─── PROVIDED RECORDS ───
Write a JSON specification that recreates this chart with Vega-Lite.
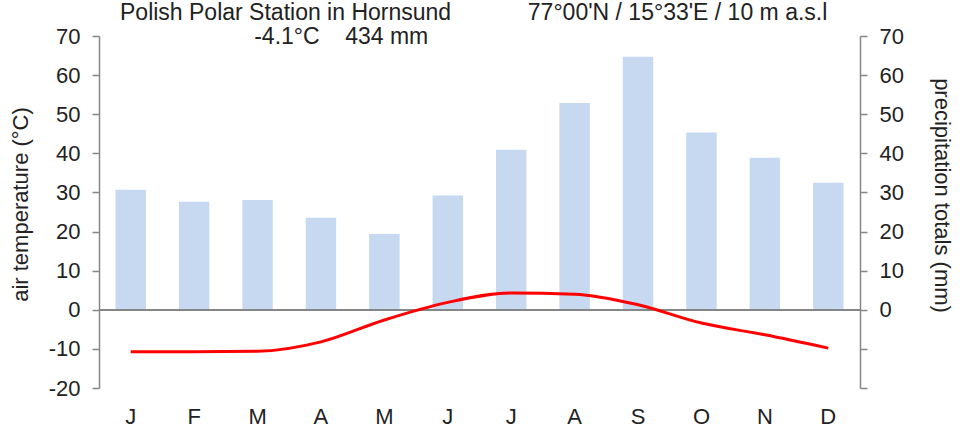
{
  "$schema": "https://vega.github.io/schema/vega-lite/v6.json",
  "width": 761,
  "height": 352,
  "autosize": {"type": "none"},
  "padding": {"left": 99, "top": 36, "right": 102, "bottom": 45},
  "background": "white",
  "config": {
    "view": {"stroke": null},
    "font": "Liberation Sans",
    "axis": {
      "labelFont": "Liberation Sans",
      "labelFontSize": 22,
      "labelColor": "#222222",
      "titleFont": "Liberation Sans",
      "titleFontSize": 22,
      "titleFontWeight": "normal",
      "titleColor": "#222222",
      "domainColor": "#868686",
      "domainWidth": 1.5,
      "tickColor": "#868686",
      "tickWidth": 1.5,
      "tickSize": 7,
      "labelPadding": 12,
      "grid": false
    }
  },
  "title": {
    "text": "Polish Polar Station in Hornsund\u00a0\u00a0\u00a0\u00a0\u00a0\u00a0\u00a0\u00a0\u00a0\u00a0\u00a0\u00a077°00'N / 15°33'E / 10 m a.s.l",
    "subtitle": "\u200b\u00a0\u00a0\u00a0\u00a0\u00a0\u00a0\u00a0\u00a0\u00a0\u00a0\u00a0\u00a0\u00a0\u00a0\u00a0\u00a0\u00a0\u00a0\u00a0\u00a0\u00a0-4.1°C\u00a0\u00a0\u00a0\u00a0434 mm",
    "anchor": "start",
    "frame": "group",
    "dx": 21,
    "offset": -24,
    "font": "Liberation Sans",
    "subtitleFont": "Liberation Sans",
    "fontSize": 23,
    "subtitleFontSize": 23,
    "fontWeight": "normal",
    "color": "#222222",
    "subtitleColor": "#222222",
    "subtitlePadding": 1
  },
  "data": {
    "values": [
      {"month": "Jan", "precip": 30.7, "temp": -10.7},
      {"month": "Feb", "precip": 27.6, "temp": -10.7},
      {"month": "Mar", "precip": 28.1, "temp": -10.6},
      {"month": "Apr", "precip": 23.5, "temp": -8.2},
      {"month": "May", "precip": 19.4, "temp": -2.6},
      {"month": "Jun", "precip": 29.2, "temp": 1.9},
      {"month": "Jul", "precip": 40.9, "temp": 4.3},
      {"month": "Aug", "precip": 52.9, "temp": 4.0},
      {"month": "Sep", "precip": 64.7, "temp": 1.3},
      {"month": "Oct", "precip": 45.3, "temp": -3.4},
      {"month": "Nov", "precip": 38.9, "temp": -6.4},
      {"month": "Dec", "precip": 32.5, "temp": -9.8}
    ]
  },
  "resolve": {"scale": {"y": "independent"}, "axis": {"y": "independent"}},
  "layer": [
    {
      "mark": {"type": "bar", "color": "#c6d9f0"},
      "encoding": {
        "x": {
          "field": "month", "type": "nominal", "sort": null,
          "scale": {"paddingInner": 0.52, "paddingOuter": 0.26},
          "axis": {"orient": "bottom", "title": null, "domain": false, "ticks": false, "labelAngle": 0, "labelPadding": 18, "labelExpr": "substring(datum.label, 0, 1)"}
        },
        "y": {
          "field": "precip", "type": "quantitative",
          "scale": {"domain": [-20, 70], "nice": false, "zero": false},
          "axis": {"orient": "right", "title": "precipitation totals (mm)", "values": [-20, -10, 0, 10, 20, 30, 40, 50, 60, 70], "labelExpr": "datum.value < 0 ? '' : datum.label", "titlePadding": 26, "titleY": 159}
        }
      }
    },
    {
      "mark": {"type": "rule", "color": "#868686", "strokeWidth": 1.5},
      "encoding": {
        "y": {"datum": 0, "type": "quantitative", "scale": {"domain": [-20, 70], "nice": false, "zero": false}, "axis": null}
      }
    },
    {
      "mark": {"type": "line", "color": "#ff0000", "strokeWidth": 3, "interpolate": "monotone"},
      "encoding": {
        "x": {
          "field": "month", "type": "nominal", "sort": null,
          "axis": {"orient": "bottom", "title": null, "domain": false, "ticks": false, "labelAngle": 0, "labelPadding": 18, "labelExpr": "substring(datum.label, 0, 1)"}
        },
        "y": {
          "field": "temp", "type": "quantitative",
          "scale": {"domain": [-20, 70], "nice": false, "zero": false},
          "axis": {"orient": "left", "title": "air temperature (°C)", "values": [-20, -10, 0, 10, 20, 30, 40, 50, 60, 70], "labelExpr": "replace(datum.label, '\u2212', '-')", "titlePadding": 16, "titleY": 168}
        }
      }
    }
  ]
}
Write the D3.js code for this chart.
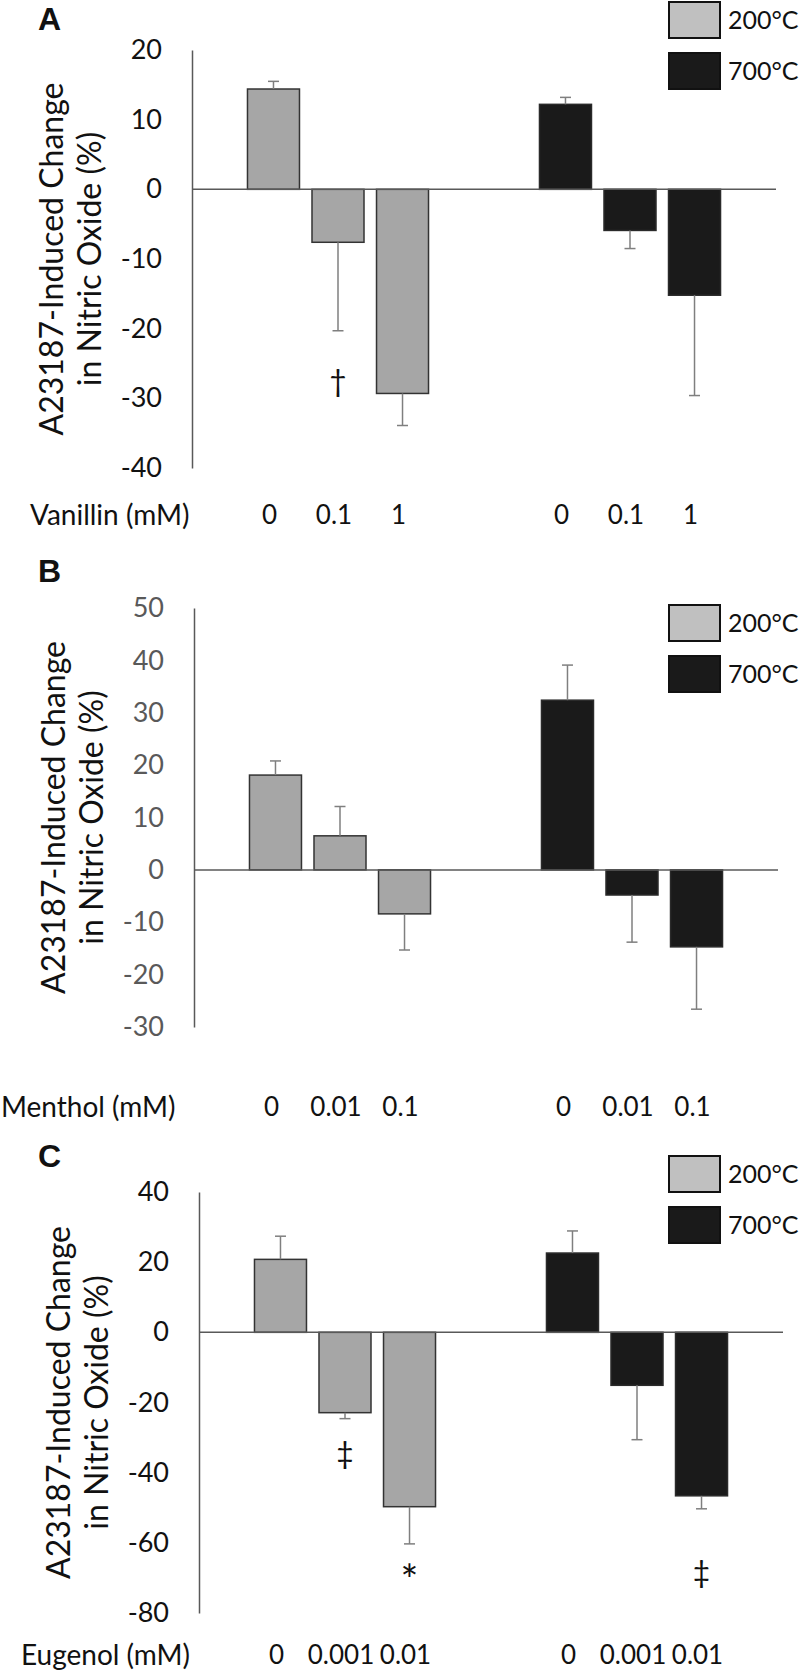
<!DOCTYPE html>
<html><head><meta charset="utf-8">
<script src="https://cdn.jsdelivr.net/npm/d3@7"></script>
<style>
body{margin:0;background:#fff}
svg{display:block}
text{font-family:Lato,"Open Sans",sans-serif}
</style>
</head><body>
<svg id="chart" width="800" height="1677"></svg>
<script>
// ---------- data ----------
const temps = ["200°C", "700°C"];

const vanillinDoses = ["0", "0.1", "1"];
const vanillin200 = [14.4, -7.6, -29.3];
const vanillin200Err = [1.1, 12.7, 4.6];
const vanillin700 = [12.2, -5.9, -15.2];
const vanillin700Err = [1.0, 2.6, 14.4];
const vanillinTicks = [20, 10, 0, -10, -20, -30, -40];
const vanillinMarks = [{temp: "200°C", dose: "0.1", sym: "†", at: -27.8}];

const mentholDoses = ["0", "0.01", "0.1"];
const menthol200 = [18.1, 6.5, -8.4];
const menthol200Err = [2.7, 5.6, 6.9];
const menthol700 = [32.4, -4.8, -14.7];
const menthol700Err = [6.7, 9.0, 11.9];
const mentholTicks = [50, 40, 30, 20, 10, 0, -10, -20, -30];
const mentholMarks = [];

const eugenolDoses = ["0", "0.001", "0.01"];
const eugenol200 = [20.8, -22.9, -49.7];
const eugenol200Err = [6.6, 1.7, 10.6];
const eugenol700 = [22.6, -15.1, -46.6];
const eugenol700Err = [6.3, 15.5, 3.7];
const eugenolTicks = [40, 20, 0, -20, -40, -60, -80];
const eugenolMarks = [
  {temp: "200°C", dose: "0.001", sym: "‡", at: -35.1},
  {temp: "200°C", dose: "0.01", sym: "*", at: -67.4},
  {temp: "700°C", dose: "0.01", sym: "‡", at: -68.9}
];

const yTitle = ["A23187-Induced Change", "in Nitric Oxide (%)"];

// ---------- panels ----------
const panels = [
  {letter: "A", letterY: 30, axisX: 192, top: 50, bottom: 468, domain: [-40, 20], ticks: vanillinTicks,
   labelY: 515, xTitle: "Vanillin (mM)", xTitleX: 30, legendY: 2, tickColor: "#111",
   doses: vanillinDoses, v200: vanillin200, e200: vanillin200Err, v700: vanillin700, e700: vanillin700Err, marks: vanillinMarks},
  {letter: "B", letterY: 582, axisX: 194, top: 608, bottom: 1027, domain: [-30, 50], ticks: mentholTicks,
   labelY: 1107, xTitle: "Menthol (mM)", xTitleX: 1, legendY: 605, tickColor: "#595959",
   doses: mentholDoses, v200: menthol200, e200: menthol200Err, v700: menthol700, e700: menthol700Err, marks: mentholMarks},
  {letter: "C", letterY: 1167, axisX: 199, top: 1192, bottom: 1613, domain: [-80, 40], ticks: eugenolTicks,
   labelY: 1655, xTitle: "Eugenol (mM)", xTitleX: 21, legendY: 1156, tickColor: "#111",
   doses: eugenolDoses, v200: eugenol200, e200: eugenol200Err, v700: eugenol700, e700: eugenol700Err, marks: eugenolMarks}
];

const fills = {"200°C": "#a6a6a6", "700°C": "#1a1a1a"};
const strokes = {"200°C": "#333333", "700°C": "#2a2a2a"};
const legendFills = {"200°C": "#c0c0c0", "700°C": "#1a1a1a"};

const svg = d3.select("#chart");
const plotW = 584;

panels.forEach(p => {
  const g = svg.append("g");
  const y = d3.scaleLinear().domain(p.domain).range([p.bottom, p.top]);
  const x0 = d3.scaleBand().domain(temps).range([p.axisX, p.axisX + plotW]).paddingInner(0.38).paddingOuter(0.19);
  const x1 = d3.scaleBand().domain(p.doses).range([0, x0.bandwidth()]).paddingInner(0.194).paddingOuter(0);
  const cx = (t, d) => x0(t) + x1(d) + x1.bandwidth() / 2;

  const rows = [];
  p.doses.forEach((d, i) => {
    rows.push({temp: "200°C", dose: d, v: p.v200[i], e: p.e200[i]});
    rows.push({temp: "700°C", dose: d, v: p.v700[i], e: p.e700[i]});
  });

  // panel letter
  g.append("text").attr("x", 38).attr("y", p.letterY)
    .style("font-family", "'Liberation Sans', Arial, sans-serif")
    .attr("font-weight", "bold").attr("font-size", 32).attr("fill", "#111").text(p.letter);

  // y axis
  const ax = g.append("g").attr("transform", `translate(${p.axisX},0)`)
    .call(d3.axisLeft(y).tickValues(p.ticks).tickSize(0).tickPadding(30).tickFormat(d => String(d)));
  ax.select(".domain").attr("stroke", "#595959").attr("stroke-width", 1.5);
  ax.selectAll("text").attr("font-size", 27).attr("fill", p.tickColor)
    .style("font-family", "Lato, sans-serif");

  // y title
  const yc = (p.top + p.bottom) / 2;
  yTitle.forEach((line, i) => {
    g.append("text")
      .attr("transform", `translate(${p.axisX - 129 + i * 38},${yc}) rotate(-90)`)
      .attr("text-anchor", "middle").attr("font-size", 32).attr("fill", "#111").text(line);
  });

  // bars
  g.selectAll("rect.bar").data(rows).join("rect").attr("class", "bar")
    .attr("x", d => x0(d.temp) + x1(d.dose))
    .attr("width", x1.bandwidth())
    .attr("y", d => Math.min(y(d.v), y(0)))
    .attr("height", d => Math.abs(y(d.v) - y(0)))
    .attr("fill", d => fills[d.temp])
    .attr("stroke", d => strokes[d.temp]).attr("stroke-width", 1.5);

  // error bars
  const eb = g.selectAll("g.err").data(rows).join("g").attr("class", "err")
    .attr("stroke", "#7f7f7f").attr("stroke-width", 1.5);
  eb.append("line")
    .attr("x1", d => cx(d.temp, d.dose)).attr("x2", d => cx(d.temp, d.dose))
    .attr("y1", d => y(d.v))
    .attr("y2", d => y(d.v >= 0 ? d.v + d.e : d.v - d.e));
  eb.append("line")
    .attr("x1", d => cx(d.temp, d.dose) - 5.5).attr("x2", d => cx(d.temp, d.dose) + 5.5)
    .attr("y1", d => y(d.v >= 0 ? d.v + d.e : d.v - d.e))
    .attr("y2", d => y(d.v >= 0 ? d.v + d.e : d.v - d.e));

  // zero line
  g.append("line").attr("x1", p.axisX).attr("x2", p.axisX + plotW)
    .attr("y1", y(0)).attr("y2", y(0)).attr("stroke", "#595959").attr("stroke-width", 1.5);

  // significance marks
  g.selectAll("text.mark").data(p.marks).join("text").attr("class", "mark")
    .attr("x", d => cx(d.temp, d.dose)).attr("y", d => y(d.at))
    .attr("dy", d => d.sym === "*" ? "0.62em" : "0.3em")
    .attr("text-anchor", "middle")
    .attr("font-size", d => d.sym === "*" ? 42 : 30)
    .attr("fill", "#111").text(d => d.sym);

  // x labels
  g.selectAll("text.xl").data(rows).join("text").attr("class", "xl")
    .attr("x", d => cx(d.temp, d.dose) - 4).attr("y", p.labelY).attr("dy", "0.35em")
    .attr("text-anchor", "middle").attr("font-size", 26).attr("fill", "#111").text(d => d.dose);
  g.append("text").attr("x", p.xTitleX).attr("y", p.labelY).attr("dy", "0.35em")
    .attr("font-size", 28).attr("fill", "#111").text(p.xTitle);

  // legend
  temps.forEach((t, i) => {
    const ly = p.legendY + i * 51;
    g.append("rect").attr("x", 669).attr("y", ly).attr("width", 51).attr("height", 36)
      .attr("fill", legendFills[t]).attr("stroke", "#111").attr("stroke-width", 2);
    g.append("text").attr("x", 728).attr("y", ly + 18).attr("dy", "0.35em")
      .attr("font-size", 25).attr("fill", "#111").text(t);
  });
});
</script>
</body></html>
───
#### WRITTEN REQUEST
Filter lines by "chart" and return each hit.

#### ANSWER TO THE PROBLEM
Write a JSON specification that recreates this chart with Vega-Lite.
Write the D3.js code for this chart.
<svg id="chart" width="800" height="1677"></svg>
const svg = d3.select("#chart");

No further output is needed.